═══ Records ═══
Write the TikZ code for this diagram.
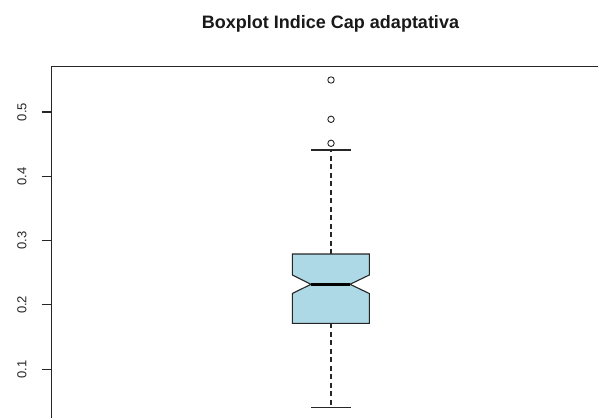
\documentclass[tikz,border=0pt]{standalone}
\usepackage{fontspec}
\setmainfont{Liberation Sans}
\begin{document}
\begin{tikzpicture}[x=1pt,y=-1pt,
  ln/.style={draw=black!85,line width=1.1pt},
  whisk/.style={ln,dash pattern=on 5pt off 3.5pt},
  outl/.style={ln,line width=0.9pt},
  ticklab/.style={font=\fontsize{13}{13}\selectfont,rotate=90,inner sep=0pt,text=black!85},
  titlelab/.style={font=\fontsize{18}{18}\selectfont\bfseries,inner sep=0pt,anchor=base,text=black!90}]
\useasboundingbox (0,0) rectangle (598,418);
\fill[white] (0,0) rectangle (598,418);
% title
\node[titlelab] (title) at (330.5,28) {Boxplot Indice Cap adaptativa};
% frame
\draw[ln] (598,66.7) -- (51.7,66.7) -- (51.7,418);
% ticks and labels
\foreach \v/\y in {0.1/369.2,0.2/304.9,0.3/240.6,0.4/176.3,0.5/112}{
  \draw[ln] (41.7,\y) -- (51.7,\y);
  \node[ticklab] (lab\v) at (22,\y) {\v};
}
% box with notch
\filldraw[fill={rgb,255:red,173;green,216;blue,230},ln]
  (292.3,254) -- (369.3,254) -- (369.3,275) -- (350,284.3) -- (369.3,293.5)
  -- (369.3,323.3) -- (292.3,323.3) -- (292.3,293.5) -- (311,284.3)
  -- (292.3,275) -- cycle;
% median
\draw[black,line width=3.6pt] (311,284.3) -- (350,284.3);
% whiskers
\draw[whisk] (331,254) -- (331,150);
\draw[whisk] (331,323.3) -- (331,407.7);
\draw[ln] (311,150) -- (351,150);
\draw[ln] (311,407.7) -- (351,407.7);
% outliers
\foreach \y in {80,119.3,143.3}{
  \draw[outl] (331,\y) circle (3.2);
}
\end{tikzpicture}
\end{document}
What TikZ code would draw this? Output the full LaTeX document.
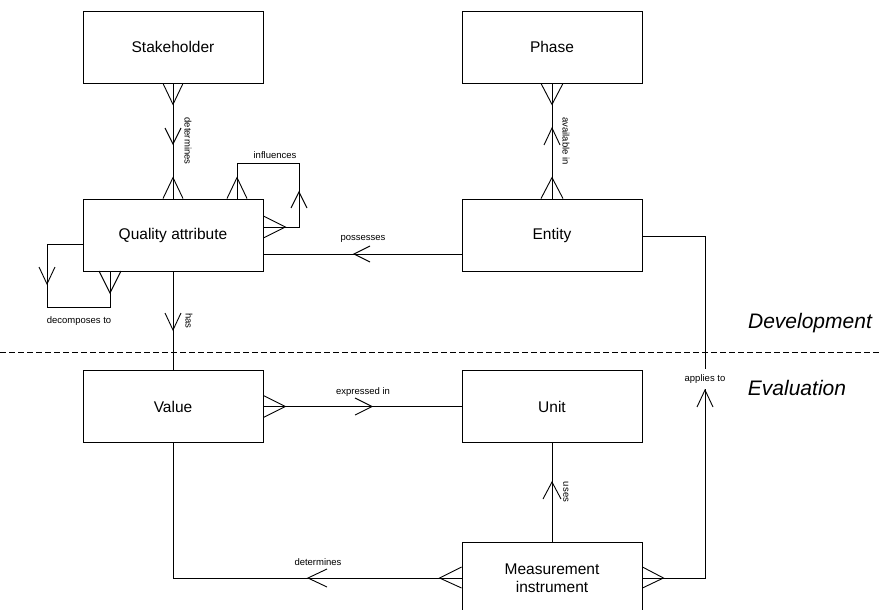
\documentclass[tikz,border=0pt]{standalone}
\usepackage{fontspec}
\setmainfont{Liberation Sans}
\usetikzlibrary{calc}
\begin{document}
\begin{tikzpicture}[x=1pt,y=-1pt,
  conn/.style={draw=black,line width=0.9pt,line join=miter},
  entbox/.style={draw=black,line width=0.9pt,fill=white,minimum width=180pt,minimum height=72pt,inner sep=0pt,align=center,font=\fontsize{15.5}{18}\selectfont},
  lbl/.style={inner sep=0pt,font=\fontsize{9.5}{11}\selectfont},
  phase/.style={inner sep=0pt,font=\fontsize{21}{24}\selectfont\itshape},
  sep/.style={draw=black,line width=0.9pt,dash pattern=on 6pt off 3pt}]
\useasboundingbox (0,0) rectangle (879,610);
\fill[white] (0,0) rectangle (879,610);

% boxes
\node[entbox] (stake) at (173,47) {Stakeholder};
\node[entbox] (phase) at (552,47) {Phase};
\node[entbox] (qa) at (173,235) {Quality attribute};
\node[entbox] (entity) at (552,235) {Entity};
\node[entbox] (value) at (173,406.5) {Value};
\node[entbox] (unit) at (552,406.5) {Unit};
\node[entbox] (mi) at (552,578) {Measurement\\instrument};

% separator
\coordinate (sepL) at (0,352);
\coordinate (sepR) at (879,352);
\draw[sep] (sepL) -- (sepR);
\node[phase] (dev) at (810,323) {Development};
\node[phase] (eval) at (797,388) {Evaluation};

% Stakeholder -- Quality attribute
\draw[conn] (stake.south) -- (qa.north);
\draw[conn] ($(stake.south)+(-10,0)$) -- ($(stake.south)+(0,21)$) -- ($(stake.south)+(10,0)$);
\draw[conn] ($(qa.north)+(-10,0)$) -- ($(qa.north)+(0,-21)$) -- ($(qa.north)+(10,0)$);
\draw[conn] (165,128) -- (173,144) -- (181,128);
\node[lbl,rotate=-90] (l1) at (188,141) {determines};

% influences
\draw[conn] ($(qa.north)+(64,0)$) -- (237,163) -- (299,163) -- (299,227) -- ($(qa.east)+(0,-8)$);
\draw[conn] ($(qa.north)+(54,0)$) -- ($(qa.north)+(64,-21)$) -- ($(qa.north)+(74,0)$);
\draw[conn] ($(qa.east)+(0,-19)$) -- ($(qa.east)+(22,-8)$) -- ($(qa.east)+(0,3)$);
\draw[conn] (291,208) -- (299,192) -- (307,208);
\node[lbl] (l2) at (275,155) {influences};

% decomposes to
\draw[conn] ($(qa.west)+(0,9)$) -- (47,244) -- (47,307) -- (110,307) -- (110,271);
\draw[conn] (99,271) -- (110,293) -- (121,271);
\draw[conn] (39,267) -- (47,284) -- (55,267);
\node[lbl] (l3) at (79,321) {decomposes to};

% has
\draw[conn] (qa.south) -- (value.north);
\draw[conn] (165,313) -- (173,330) -- (181,313);
\node[lbl,rotate=-90] (l4) at (189,321) {has};

% possesses
\draw[conn] ($(entity.west)+(0,19)$) -- ($(qa.east)+(0,19)$);
\draw[conn] (370,246) -- (354,254) -- (370,262);
\node[lbl] (l5) at (363,239) {possesses};

% available in
\draw[conn] (phase.south) -- (entity.north);
\draw[conn] ($(phase.south)+(-11,0)$) -- ($(phase.south)+(0,21)$) -- ($(phase.south)+(11,0)$);
\draw[conn] ($(entity.north)+(-11,0)$) -- ($(entity.north)+(0,-21)$) -- ($(entity.north)+(11,0)$);
\draw[conn] (544,145) -- (552,128) -- (560,145);
\node[lbl,rotate=-90] (l6) at (566,141) {available in};

% applies to
\draw[conn] ($(entity.east)+(0,1)$) -- (705,236) -- (705,578) -- (mi.east);
\draw[conn] ($(mi.east)+(0,-11)$) -- ($(mi.east)+(21,0)$) -- ($(mi.east)+(0,10)$);
\draw[conn] (697,407) -- (705,390) -- (713,407);
\node[lbl,fill=white,inner xsep=1pt,inner ysep=6pt] (l7) at (705,379) {applies to};

% expressed in
\draw[conn] (value.east) -- (unit.west);
\draw[conn] ($(value.east)+(0,-11)$) -- ($(value.east)+(22,0)$) -- ($(value.east)+(0,11)$);
\draw[conn] (355,398) -- (372,406.5) -- (355,415);
\node[lbl] (l8) at (363,392) {expressed in};

% uses
\draw[conn] (unit.south) -- (mi.north);
\draw[conn] (543,499) -- (552,482) -- (561,499);
\node[lbl,rotate=-90] (l9) at (566,492) {uses};

% determines (bottom)
\draw[conn] (value.south) |- (mi.west);
\draw[conn] ($(mi.west)+(0,-11)$) -- ($(mi.west)+(-22,0)$) -- ($(mi.west)+(0,10)$);
\draw[conn] (327,569) -- (308,578) -- (327,587);
\node[lbl] (l10) at (318,562) {determines};
\end{tikzpicture}
\end{document}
═══
§ Your goal
Go through the material and copy out every line with "code" in it.

§ Result below
Write the TikZ code for this diagram.
What TikZ code would draw this? Output the full LaTeX document.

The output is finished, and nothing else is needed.